**Task description**
Skip pictures; extract every line from the one with "Write the TikZ code for this diagram." through the one with "(n1) at (133,240)", exactly as written.
·····
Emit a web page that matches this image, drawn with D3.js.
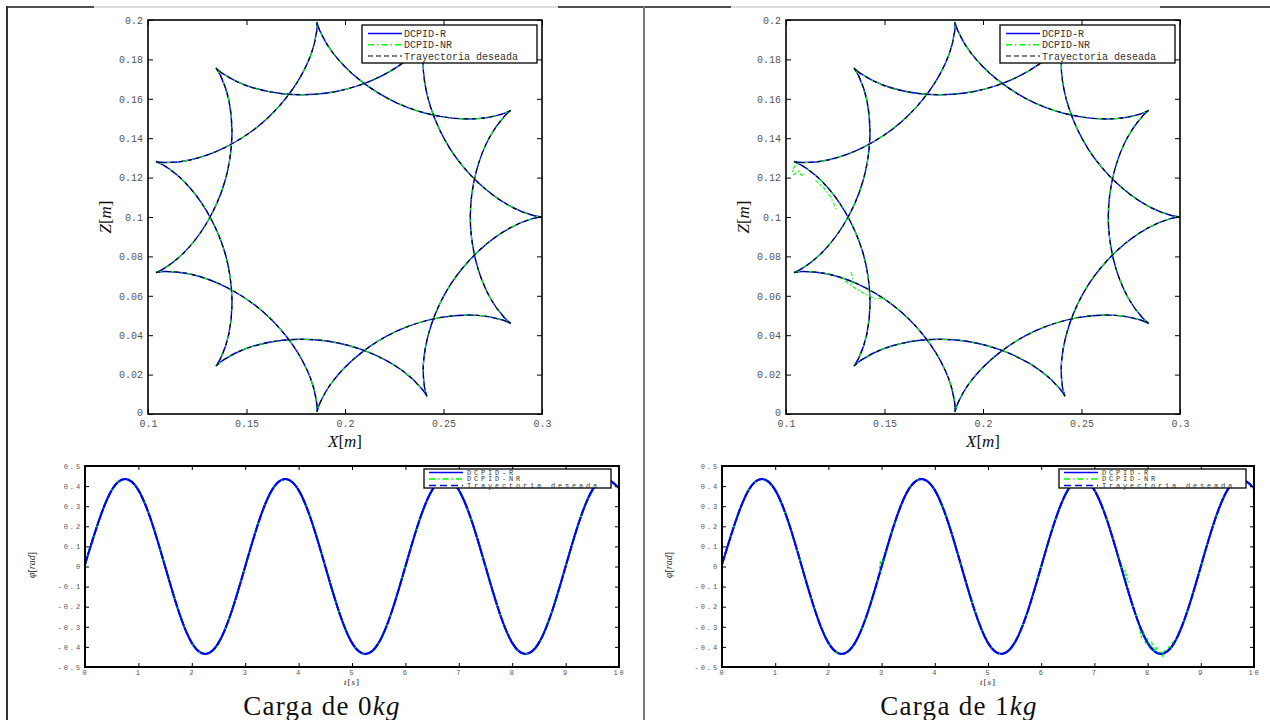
<!DOCTYPE html>
<html><head><meta charset="utf-8">
<script src="https://cdn.jsdelivr.net/npm/d3@7"></script>
<style>body{margin:0;background:#fff;} svg{display:block}</style>
</head><body><svg id="c" width="1270" height="720"></svg>
<script>
// ---------------- DATA ----------------
// XZ trajectory, polar readings around centre (0.2, 0.1): each arc (cusp to cusp) as angles in degrees
const xzCentre = [0.2, 0.1];
const trajAngles = [
  [0, 0.45, 3.84, 13.99, 32.73, 51.47, 61.62, 65.01, 65.45],
  [65.45, 65.9, 69.29, 79.44, 98.18, 116.92, 127.07, 130.46, 130.91],
  [130.91, 131.36, 134.75, 144.9, 163.64, 182.38, 192.53, 195.92, 196.36],
  [196.36, 196.81, 200.2, 210.35, 229.09, 247.83, 257.98, 261.37, 261.82],
  [261.82, 262.27, 265.66, 275.81, 294.55, 313.29, 323.44, 326.83, 327.27],
  [327.27, 327.72, 331.11, 341.26, 360.0, 378.74, 388.89, 392.28, 392.73],
  [32.73, 33.18, 36.57, 46.72, 65.46, 84.2, 94.35, 97.74, 98.18],
  [98.18, 98.63, 102.02, 112.17, 130.91, 149.65, 159.8, 163.19, 163.64],
  [163.64, 164.09, 167.48, 177.63, 196.37, 215.11, 225.26, 228.65, 229.09],
  [229.09, 229.54, 232.93, 243.08, 261.82, 280.56, 290.71, 294.1, 294.55],
  [294.55, 295.0, 298.39, 308.54, 327.28, 346.02, 356.17, 359.56, 360.0]
];
// radius (m) of the points along each arc
const arcRadii = [0.1, 0.0956, 0.0838, 0.0702, 0.0636, 0.0702, 0.0838, 0.0956, 0.1];

// DCPID-NR deviations with 1 kg load (X, Z in m)
const nrDevXZ1 = [
  [[0.1048,0.1262],[0.1032,0.1238],[0.1040,0.1215],[0.1062,0.1232],[0.1080,0.1212],[0.1100,0.1220]],
  [[0.1150,0.1185],[0.1190,0.1150],[0.1225,0.1105],[0.1255,0.1040]],
  [[0.1300,0.0675],[0.1350,0.0640],[0.1400,0.0610],[0.1450,0.0585],[0.1500,0.0590]],
  [[0.1330,0.0720],[0.1340,0.0690],[0.1335,0.0660]]
];

const xTicksXZ = [0.1, 0.15, 0.2, 0.25, 0.3];
const xTickLabelsXZ = ['0.1', '0.15', '0.2', '0.25', '0.3'];
const zTicksXZ = [0, 0.02, 0.04, 0.06, 0.08, 0.1, 0.12, 0.14, 0.16, 0.18, 0.2];
const zTickLabelsXZ = ['0', '0.02', '0.04', '0.06', '0.08', '0.1', '0.12', '0.14', '0.16', '0.18', '0.2'];

// phi-dot vs time
const phiTime = [0,0.25,0.5,0.75,1,1.25,1.5,1.75,2,2.25,2.5,2.75,3,3.25,3.5,3.75,4,4.25,4.5,4.75,5,5.25,5.5,5.75,6,6.25,6.5,6.75,7,7.25,7.5,7.75,8,8.25,8.5,8.75,9,9.25,9.5,9.75,10];
const phiValues = [0.01,0.22,0.38,0.435,0.38,0.22,0,-0.22,-0.38,-0.435,-0.38,-0.22,0,0.22,0.38,0.435,0.38,0.22,0,-0.22,-0.38,-0.435,-0.38,-0.22,0,0.22,0.38,0.435,0.38,0.22,0,-0.22,-0.38,-0.435,-0.38,-0.22,0,0.22,0.38,0.435,0.39];
// DCPID-NR noise with 1 kg load
const nrNoiseT1 = [
  [2.96,2.98,3.0,3.02,3.04,3.06],
  [7.42,7.46,7.5,7.54,7.58,7.62,7.66],
  [7.84,7.88,7.92,7.96,8.0,8.04,8.08,8.12,8.16,8.2,8.24,8.28,8.32,8.36,8.4,8.44,8.48]
];
const nrNoiseV1 = [
  [-0.01,0.03,-0.005,0.04,0.02,0.06],
  [0.07,0.03,0.02,-0.03,-0.02,-0.07,-0.08],
  [-0.30,-0.35,-0.32,-0.38,-0.36,-0.41,-0.38,-0.42,-0.40,-0.44,-0.42,-0.445,-0.42,-0.43,-0.40,-0.41,-0.37]
];

const tTicks = [0,1,2,3,4,5,6,7,8,9,10];
const tTickLabels = ['0','1','2','3','4','5','6','7','8','9','10'];
const phiTicks = [-0.5,-0.4,-0.3,-0.2,-0.1,0,0.1,0.2,0.3,0.4,0.5];
const phiTickLabels = ['-0.5','-0.4','-0.3','-0.2','-0.1','0','0.1','0.2','0.3','0.4','0.5'];

const legendNames = ['DCPID-R', 'DCPID-NR', 'Trayectoria deseada'];
const panelTitles = ['0', '1'];

// ---------------- DRAW ----------------
const svg = d3.select('#c');
const BLUE = '#0000ff', GREEN = '#00ff00', BLACK = '#000';
const MONO = "'Liberation Mono', 'DejaVu Sans Mono', monospace";
const SERIF = "'Liberation Serif', 'DejaVu Serif', serif";

// table frame
const frame = svg.append('g');
frame.append('line').attr('x1',7).attr('x2',1270).attr('y1',7).attr('y2',7).attr('stroke','#d0d0d0').attr('stroke-width',1.5);
[[7,94],[558,731],[1160,1270]].forEach(s=>{
  frame.append('line').attr('x1',s[0]).attr('x2',s[1]).attr('y1',7).attr('y2',7).attr('stroke','#222').attr('stroke-width',1.5);
});
frame.append('line').attr('x1',7).attr('x2',7).attr('y1',6).attr('y2',720).attr('stroke','#333').attr('stroke-width',2);
frame.append('line').attr('x1',644).attr('x2',644).attr('y1',6).attr('y2',720).attr('stroke','#777').attr('stroke-width',2);

function axes(g, x, y, xt, xl, yt, yl, o) {
  const L = x.range()[0], R = x.range()[1], B = y.range()[0], T = y.range()[1];
  const bx = g.append('g').attr('transform',`translate(0,${B})`)
    .call(d3.axisBottom(x).tickValues(xt).tickFormat((d,i)=>xl[i]).tickSize(-o.tick).tickPadding(o.xpad));
  const tx = g.append('g').attr('transform',`translate(0,${T})`)
    .call(d3.axisTop(x).tickValues(xt).tickFormat('').tickSize(-o.tick));
  const ly = g.append('g').attr('transform',`translate(${L},0)`)
    .call(d3.axisLeft(y).tickValues(yt).tickFormat((d,i)=>yl[i]).tickSize(-o.tick).tickPadding(o.ypad));
  const ry = g.append('g').attr('transform',`translate(${R},0)`)
    .call(d3.axisRight(y).tickValues(yt).tickFormat('').tickSize(-o.tick));
  [bx,tx,ly,ry].forEach(a=>{
    a.select('.domain').remove();
    a.selectAll('.tick line').attr('stroke','#000').attr('stroke-width',1);
    a.selectAll('text').attr('fill','#555').style('font-family',MONO).style('font-size',o.fs+'px')
      .style('letter-spacing', (o.ls||0)+'px');
  });
  if (o.y0shift) ly.selectAll('.tick').filter(d=>d===yt[0]).select('text').attr('dy', o.y0shift);
  g.append('rect').attr('x',L).attr('y',T).attr('width',R-L).attr('height',B-T)
    .attr('fill','none').attr('stroke','#000').attr('stroke-width',o.sw);
}

function legend(g, lx, ly, w, h, rows, o) {
  const lg = g.append('g');
  lg.append('rect').attr('x',lx).attr('y',ly).attr('width',w).attr('height',h)
    .attr('fill','#fff').attr('stroke','#000').attr('stroke-width',1.3);
  legendNames.forEach((n,i)=>{
    const yy = ly + rows[i];
    lg.append('line').attr('x1',lx+o.s0).attr('x2',lx+o.s1).attr('y1',yy).attr('y2',yy)
      .attr('stroke',o.colors[i]).attr('stroke-width',o.lw).attr('stroke-dasharray',o.dash[i]);
    lg.append('text').attr('x',lx+o.tx).attr('y',yy).attr('dy','0.35em').text(n)
      .attr('fill','#333').style('font-family',MONO).style('font-size',o.fs+'px')
      .style('letter-spacing',(o.ls||0)+'px');
  });
}

function xzPanel(L, T, W, H, devs) {
  const g = svg.append('g');
  const x = d3.scaleLinear().domain([0.1,0.3]).range([L, L+W]);
  const y = d3.scaleLinear().domain([0,0.2]).range([T+H, T]);
  const rScale = d3.scaleLinear().domain([0,0.1]).range([0, (W+H)/4]);
  const radial = d3.lineRadial()
    .angle(d => (90 - d[0]) * Math.PI / 180)
    .radius(d => rScale(d[1]))
    .curve(d3.curveCatmullRom.alpha(0.5));
  const arcs = trajAngles.map(a => a.map((v,j)=>[v, arcRadii[j]]));
  const cg = g.append('g').attr('transform',`translate(${x(xzCentre[0])},${y(xzCentre[1])})`);
  const styles = [
    {c:BLUE, d:null, w:1.4},
    {c:GREEN, d:'6,4,1.5,4', w:1.1},
    {c:BLACK, d:'4,5', w:1.1}
  ];
  styles.forEach((s,si)=>{
    arcs.forEach(a=>{
      cg.append('path').attr('d', radial(a)).attr('fill','none')
        .attr('stroke',s.c).attr('stroke-width',s.w).attr('stroke-dasharray',s.d);
    });
    if (si===1 && devs) {
      const ln = d3.line().x(d=>x(d[0])).y(d=>y(d[1])).curve(d3.curveLinear);
      devs.forEach(dv=>{
        g.append('path').attr('d', ln(dv)).attr('fill','none').attr('stroke',GREEN)
          .attr('stroke-width',1.1).attr('stroke-dasharray','4,2,1.5,2');
      });
    }
  });
  axes(g, x, y, xTicksXZ, xTickLabelsXZ, zTicksXZ, zTickLabelsXZ,
    {tick:5, xpad:6, ypad:5, fs:10, sw:1.6, y0shift:'0.1em'});
  legend(g, L+214, T+5, 175, 38, [8.5, 19.7, 31], {
    s0:6, s1:40, tx:42, fs:10, lw:1.4,
    colors:[BLUE, GREEN, '#555'], dash:[null,'6,3,1.5,3','5,3']
  });
  // labels
  const xl = g.append('text').attr('x', L + W/2).attr('y', T+H+33).attr('text-anchor','middle')
    .style('font-family',SERIF).style('font-size','17px').attr('fill','#111');
  xl.append('tspan').text('X').style('font-style','italic');
  xl.append('tspan').text('[');
  xl.append('tspan').text('m').style('font-style','italic');
  xl.append('tspan').text(']');
  const zl = g.append('text').attr('transform',`translate(${L-37},${T+H/2}) rotate(-90)`).attr('text-anchor','middle')
    .style('font-family',SERIF).style('font-size','17px').attr('fill','#111');
  zl.append('tspan').text('Z').style('font-style','italic');
  zl.append('tspan').text('[');
  zl.append('tspan').text('m').style('font-style','italic');
  zl.append('tspan').text(']');
}

function phiPanel(L, T, W, H, noise, titleKg, titleX) {
  const g = svg.append('g');
  const x = d3.scaleLinear().domain([0,10]).range([L, L+W]);
  const y = d3.scaleLinear().domain([-0.5,0.5]).range([T+H, T]);
  const pts = phiTime.map((t,i)=>[t, phiValues[i]]);
  const ln = d3.line().x(d=>x(d[0])).y(d=>y(d[1])).curve(d3.curveNatural);
  g.append('path').attr('d', ln(pts)).attr('fill','none').attr('stroke',BLUE).attr('stroke-width',2);
  g.append('path').attr('d', ln(pts)).attr('fill','none').attr('stroke',GREEN).attr('stroke-width',2)
    .attr('stroke-dasharray','5,3,1.5,3');
  if (noise) {
    const ll = d3.line().x(d=>x(d[0])).y(d=>y(d[1]));
    noise.t.forEach((tt,k)=>{
      g.append('path').attr('d', ll(tt.map((t,i)=>[t, noise.v[k][i]]))).attr('fill','none')
        .attr('stroke',GREEN).attr('stroke-width',1.3).attr('stroke-dasharray','3,1.5');
    });
  }
  g.append('path').attr('d', ln(pts)).attr('fill','none').attr('stroke',BLUE).attr('stroke-width',2)
    .attr('stroke-dasharray','9,1');
  axes(g, x, y, tTicks, tTickLabels, phiTicks, phiTickLabels,
    {tick:4, xpad:3, ypad:3, fs:7, ls:1.9, sw:2});
  legend(g, W - 195 + L, T+3, 187, 19, [3.5, 10, 16.5], {
    s0:5, s1:39, tx:43, fs:7, ls:2.8, lw:1.6,
    colors:[BLUE, GREEN, BLUE], dash:[null,'6,3,1.5,3','7,4']
  });
  const tl = g.append('text').attr('x', L + W/2).attr('y', T+H+18).attr('text-anchor','middle')
    .style('font-family',SERIF).style('font-size','9px').style('letter-spacing','1px').attr('fill','#222');
  tl.append('tspan').text('t').style('font-style','italic');
  tl.append('tspan').text('[');
  tl.append('tspan').text('s').style('font-style','italic');
  tl.append('tspan').text(']');
  const yl = g.append('text').attr('transform',`translate(${L-50},${T+99}) rotate(-90)`).attr('text-anchor','middle')
    .style('font-family',SERIF).style('font-size','10px').attr('fill','#222');
  yl.append('tspan').text('\u03c6\u0307').style('font-style','italic');
  yl.append('tspan').text('[');
  yl.append('tspan').text('rad').style('font-style','italic');
  yl.append('tspan').text(']');
  const ct = svg.append('text').attr('x', titleX).attr('y', 715).attr('text-anchor','middle')
    .style('font-family',SERIF).style('font-size','27px').style('letter-spacing','1.3px').attr('fill','#111');
  ct.append('tspan').text('Carga de ' + titleKg);
  ct.append('tspan').text('kg').style('font-style','italic');
}

xzPanel(148, 20, 394, 394, null);
xzPanel(786, 20, 394, 394, nrDevXZ1);
phiPanel(85, 466, 534, 201, null, panelTitles[0], 322);
phiPanel(722, 466, 532, 201, {t:nrNoiseT1, v:nrNoiseV1}, panelTitles[1], 959);
</script></body></html>
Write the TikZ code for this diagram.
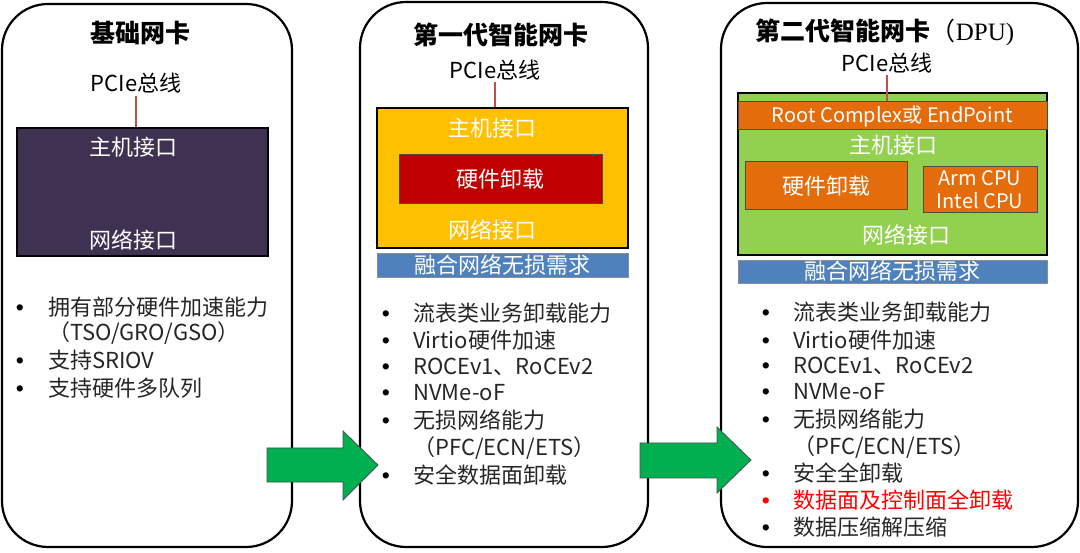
\documentclass[tikz,border=0pt]{standalone}
\usepackage{fontspec}
\setmainfont{Noto Sans CJK SC}
\newfontfamily\dpufont{Liberation Serif}
\newfontfamily\bulfont{Liberation Sans}
\begin{document}
\begin{tikzpicture}[x=1pt,y=-1pt,
  panel/.style={draw=black,line width=2.2pt,rounded corners=46pt,minimum width=#1,inner sep=0pt,fill=white},
  box/.style={draw=black,line width=1.6pt,inner sep=0pt},
  inbox/.style={draw=black!70,line width=1pt,inner sep=0pt},
  bar/.style={draw=black!45,line width=0.8pt,fill=barblue,inner sep=0pt},
  txt/.style={font=\fontsize{22}{26}\selectfont,inner sep=0pt},
  wtxt/.style={txt,text=white},
  ttl/.style={font=\fontsize{25}{28}\selectfont\bfseries,inner sep=0pt},
  itm/.style={txt,anchor=west,text=black!85},
  bul/.style={font=\bulfont\fontsize{23}{26}\selectfont,inner sep=0pt,text=black,anchor=base},
  pcieline/.style={draw=pcred,line width=2pt},
  bigarrow/.style={fill=arrgreen,draw=black!70,line width=0.8pt}
]
\definecolor{purplebox}{HTML}{3F3151}
\definecolor{yellowbox}{HTML}{FFC000}
\definecolor{redbox}{HTML}{C00000}
\definecolor{barblue}{HTML}{4F81BD}
\definecolor{greenbox}{HTML}{92D050}
\definecolor{orangebox}{HTML}{E46C0A}
\definecolor{arrgreen}{HTML}{00B050}
\definecolor{pcred}{HTML}{C0504D}
\useasboundingbox (0,0) rectangle (1080,553);

% panels
\node[panel=290pt,minimum height=543pt] (p1) at (147,275.5) {};
\node[panel=288pt,minimum height=545pt] (p2) at (504,274.5) {};
\node[panel=357pt,minimum height=544pt] (p3) at (899.5,275) {};

% ---------- panel 1 ----------
\node[ttl] (t1) at (140,33) {基础网卡};
\node[txt] (pc1) at (136,83) {PCIe总线};
\node[box,fill=purplebox,minimum width=251pt,minimum height=128pt] (b1) at (142.5,192) {};
\draw[pcieline] ([yshift=-3pt]pc1.south) -- (pc1.south |- b1.north);
\node[wtxt] (h1) at (133,147) {主机接口};
\node[wtxt] (n1) at (133,240) {网络接口};

\node[itm] (l11) at (48,307) {拥有部分硬件加速能力};
\node[itm] (l12) at (48,333) {（TSO/GRO/GSO）};
\node[itm] (l13) at (48,360) {支持SRIOV};
\node[itm] (l14) at (48,388) {支持硬件多队列};
\node[bul] (d11) at (l11.base -| 20,0) {•};
\node[bul] (d13) at (l13.base -| 20,0) {•};
\node[bul] (d14) at (l14.base -| 20,0) {•};

% ---------- panel 2 ----------
\node[ttl] (t2) at (501,35) {第一代智能网卡};
\node[txt] (pc2) at (495,70) {PCIe总线};
\node[box,fill=yellowbox,minimum width=251pt,minimum height=140pt] (b2) at (502.5,178) {};
\draw[pcieline] ([yshift=-2pt]pc2.south) -- (pc2.south |- b2.north);
\node[wtxt] (h2) at (492,128) {主机接口};
\node[inbox,fill=redbox,minimum width=203pt,minimum height=49pt] (hw2) at (500.5,179.5) {};
\node[wtxt] (hwt2) at (hw2) {硬件卸载};
\node[wtxt] (n2) at (492,230) {网络接口};
\node[bar,minimum width=251pt,minimum height=24pt] (bb2) at (502.5,265) {};
\node[wtxt] (bbt2) at (bb2) {融合网络无损需求};

\node[itm] (l21) at (413,313) {流表类业务卸载能力};
\node[itm] (l22) at (413,340) {Virtio硬件加速};
\node[itm] (l23) at (413,367) {ROCEv1、RoCEv2};
\node[itm] (l24) at (413,393) {NVMe-oF};
\node[itm] (l25) at (413,420) {无损网络能力};
\node[itm] (l26) at (413,448) {（PFC/ECN/ETS）};
\node[itm] (l27) at (413,475) {安全数据面卸载};
\foreach \i in {1,2,3,4,5,7}{\node[bul] (d2\i) at (l2\i.base -| 386,0) {•};}

% ---------- panel 3 ----------
\node[font=\fontsize{25}{28}\selectfont,inner sep=0pt] (t3) at (885,32) {{\bfseries 第二代智能网卡}（{\dpufont DPU)}};
\node[txt] (pc3) at (887,63) {PCIe总线};
\node[box,fill=greenbox,minimum width=309pt,minimum height=162pt] (b3) at (892.5,174) {};
\node[inbox,fill=orangebox,minimum width=309pt,minimum height=28pt] (rc3) at (892.5,116) {};
\node[wtxt,font=\fontsize{20}{24}\selectfont] (rct3) at (rc3) {Root Complex或 EndPoint};
\draw[pcieline] ([yshift=-2pt]pc3.south) -- (pc3.south |- rc3.north);
\node[wtxt] (h3) at (893,145) {主机接口};
\node[inbox,fill=orangebox,minimum width=162pt,minimum height=48pt] (hw3) at (826,186) {};
\node[wtxt] (hwt3) at (hw3) {硬件卸载};
\node[inbox,fill=orangebox,minimum width=114pt,minimum height=46pt] (cpu3) at (980,190) {};
\node[wtxt,font=\fontsize{20}{23}\selectfont,align=center] (cput3) at (cpu3) {Arm CPU\\Intel CPU};
\node[wtxt] (n3) at (906,235) {网络接口};
\node[bar,minimum width=309pt,minimum height=23pt] (bb3) at (892.5,271.5) {};
\node[wtxt] (bbt3) at (bb3) {融合网络无损需求};

\node[itm] (l31) at (793,312) {流表类业务卸载能力};
\node[itm] (l32) at (793,340) {Virtio硬件加速};
\node[itm] (l33) at (793,366) {ROCEv1、RoCEv2};
\node[itm] (l34) at (793,392) {NVMe-oF};
\node[itm] (l35) at (793,419) {无损网络能力};
\node[itm] (l36) at (793,447) {（PFC/ECN/ETS）};
\node[itm] (l37) at (793,473) {安全全卸载};
\node[itm,text=red] (l38) at (793,500) {数据面及控制面全卸载};
\node[itm] (l39) at (793,527) {数据压缩解压缩};
\foreach \i in {1,2,3,4,5,7,9}{\node[bul] (d3\i) at (l3\i.base -| 766,0) {•};}
\node[bul,text=red] (d38) at (l38.base -| 766,0) {•};

% ---------- arrows ----------
\draw[bigarrow] (267,448) -- (343,448) -- (343,431) -- (378,465) -- (343,500) -- (343,482) -- (267,482) -- cycle;
\draw[bigarrow] (640,443) -- (717,443) -- (717,427) -- (751,460) -- (717,493) -- (717,478) -- (640,478) -- cycle;
\end{tikzpicture}
\end{document}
·····
**Output of the exercise**
Write the TikZ code for this diagram.
\documentclass[tikz,border=0pt]{standalone}
\usepackage{fontspec}
\setmainfont{Noto Sans CJK SC}
\newfontfamily\dpufont{Liberation Serif}
\newfontfamily\bulfont{Liberation Sans}
\begin{document}
\begin{tikzpicture}[x=1pt,y=-1pt,
  panel/.style={draw=black,line width=2.2pt,rounded corners=46pt,minimum width=#1,inner sep=0pt,fill=white},
  box/.style={draw=black,line width=1.6pt,inner sep=0pt},
  inbox/.style={draw=black!70,line width=1pt,inner sep=0pt},
  bar/.style={draw=black!45,line width=0.8pt,fill=barblue,inner sep=0pt},
  txt/.style={font=\fontsize{22}{26}\selectfont,inner sep=0pt},
  wtxt/.style={txt,text=white},
  ttl/.style={font=\fontsize{25}{28}\selectfont\bfseries,inner sep=0pt},
  itm/.style={txt,anchor=west,text=black!85},
  bul/.style={font=\bulfont\fontsize{23}{26}\selectfont,inner sep=0pt,text=black,anchor=base},
  pcieline/.style={draw=pcred,line width=2pt},
  bigarrow/.style={fill=arrgreen,draw=black!70,line width=0.8pt}
]
\definecolor{purplebox}{HTML}{3F3151}
\definecolor{yellowbox}{HTML}{FFC000}
\definecolor{redbox}{HTML}{C00000}
\definecolor{barblue}{HTML}{4F81BD}
\definecolor{greenbox}{HTML}{92D050}
\definecolor{orangebox}{HTML}{E46C0A}
\definecolor{arrgreen}{HTML}{00B050}
\definecolor{pcred}{HTML}{C0504D}
\useasboundingbox (0,0) rectangle (1080,553);

% panels
\node[panel=290pt,minimum height=543pt] (p1) at (147,275.5) {};
\node[panel=288pt,minimum height=545pt] (p2) at (504,274.5) {};
\node[panel=357pt,minimum height=544pt] (p3) at (899.5,275) {};

% ---------- panel 1 ----------
\node[ttl] (t1) at (140,33) {基础网卡};
\node[txt] (pc1) at (136,83) {PCIe总线};
\node[box,fill=purplebox,minimum width=251pt,minimum height=128pt] (b1) at (142.5,192) {};
\draw[pcieline] ([yshift=-3pt]pc1.south) -- (pc1.south |- b1.north);
\node[wtxt] (h1) at (133,147) {主机接口};
\node[wtxt] (n1) at (133,240) {网络接口};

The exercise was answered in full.